La Cour suprême a rejeté l’appel.

Rédigeant les motifs de la Cour, le juge Jamal a conclu que la juge de première instance n’a pas mal appliqué l’approche fondée sur les signes de fraude pour inférer l’intention frauduleuse. Un tribunal peut conclure qu’un débiteur avait l’intention de frauder ou de frustrer un créancier ou d’en retarder le désintéressement aux termes de la division 96(1)b)(ii)(B) de la LFI même s’il n’était pas insolvable au moment de l’opération sous-évaluée. Il n’y avait donc aucune raison de modifier la conclusion de la juge de première instance selon laquelle M. Aquino avait l’intention de frauder ou de frustrer un créancier ou d’en retarder le désintéressement dans le cadre du stratagème de fausses factures. En outre, l’intention frauduleuse de M. Aquino devait être attribuée aux entreprises débitrices, étant donné qu’il était leur âme dirigeante et qu’il avait agi dans le cadre du secteur de responsabilité des entreprises qui lui était attribué.

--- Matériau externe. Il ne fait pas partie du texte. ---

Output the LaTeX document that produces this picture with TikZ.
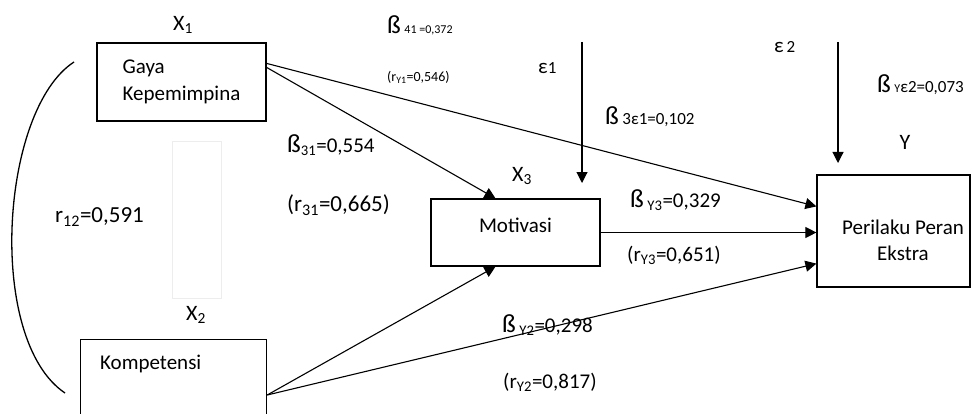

La théorie de l’attribution d’actes à une entreprise doit être appliquée de manière téléologique, contextuelle et pragmatique afin que se réalisent les objectifs de politique générale de la loi en vertu de laquelle une partie cherche à attribuer à une entreprise les actes, les connaissances, l’état d’esprit ou l’intention de son âme dirigeante. Dans le contexte d’une demande fondée sur l’article 96 de la LFI, les exceptions à l’attribution d’actes à une entreprise pour cause de « fraude » et d’« absence d’avantage » ne devraient pas s’appliquer car elles mineraient l’objet de cette disposition. Le test applicable à l’attribution d’actes à une entreprise au titre de l’art. 96 de la LFI consiste simplement à déterminer si la personne était l’âme dirigeante et si elle a accompli ses actes dans le cadre du secteur d’activités de l’entreprise qui lui était attribué.